The Exchange of Notes and Technical Protocol recognise that Cayman's proposals are both viable and effective. As the UK has given its support for our enhanced system, this should be taken as a positive signal by our international stakeholders, including media and NGOs, that the Cayman Islands is maintaining its commitment to international standards and to combatting serious crime through the exchange of information between law enforcement and tax authorities.

Q&As

Q: What were the sticking points in the negotiation?

A: The Exchange of Notes and Technical Protocol were drafted by the UK to be a template for use with all Overseas Territories and Crown Dependencies. The difficulty that arose was the drafting of language that accounted for the differences between the legal frameworks of these jurisdictions. A significant amount of time was spent to explain Cayman's business model, and how our legal framework supports the sharing of beneficial ownership information currently. One of the major points for us was to ensure that appropriate safeguards were referenced. In particular, we felt it important to recognise the Constitutional responsibility to uphold the right to privacy of individuals.

Q: Previous statements suggest that the UK was satisfied with Cayman's approach. Why the change in attitude?

A: We have been proactive in engaging with the key UK agencies to explain our system and the plans for its enhancement. The visit by the National Crime Agency followed our invitation in December of last year. We have also had some discussion with HMT and HMRC. Every indication from these agencies has been positive, especially once we describe the enhancements that the Ministry has been developing with the assistance of industry stakeholders.

It is clear that the Prime Minister has been under continuous pressure from certain NGOs (such as Global Witness and Transparency International) to take a tough stance on the relevance of a public register of beneficial ownership information. Awareness and understanding of the Cayman regime may be an issue, but certainly the NGO agenda is such that they are unlikely to be satisfied with anything short of a public register despite the challenge this may pose when balanced against privacy as a basic human right.

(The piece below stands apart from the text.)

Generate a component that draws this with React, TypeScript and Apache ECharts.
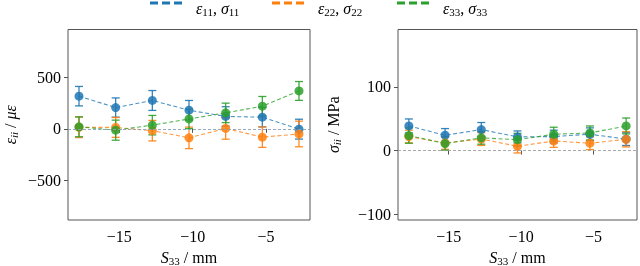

Q: Given recent cases, is Cayman's system flawed?

A: Cayman has been successful when assessed against international standards in the past. There have also been several changes over the last decade that have improved Cayman's regulatory regime and compliance with international standards.

We are aware that there have been at least four other jurisdictions that have successful demonstrated adherence to FATF standards in regards to their beneficial ownership information regime, and that these jurisdictions have done so without having implemented central registries. We are therefore confident in our approach and the enhancements that will allow us to continue to meet international standards.

Q: Why was such an 'ambitious' timeline set by the UK?

A: We have been told that the timeline was set so that the Prime Minister would be able to make certain announcements at the Anti-Corruption Summit that he has announced for May.

Q: How can the UK impose its preferred regime on Cayman?

A: The Government has retained Sir Jeffrey Jowell QC as lead counsel in this matter. We are therefore confident that we can take appropriate action no matter what the UK decides to do.

Q: Has the Government yielded to pressure from the UK and changed its position?

A: We have been very clear from the start of discussions on beneficial ownership with the UK that Cayman has met and will continue to meet international standards. We have developed a system that is appropriate for our jurisdiction, and while we will continue to refine and enhance this system as international standards evolve, this is being done on our own terms and with appropriate consultation with our industry stakeholders.

Q: Why has there been so much secrecy with these discussions with the UK?

A: In order to allow a free and frank exchange of views, not all matters are discussed in the public domain. The public has been informed of all major developments, and key industry stakeholder have been more involved as appropriate for the technical aspects of our discussions with the UK.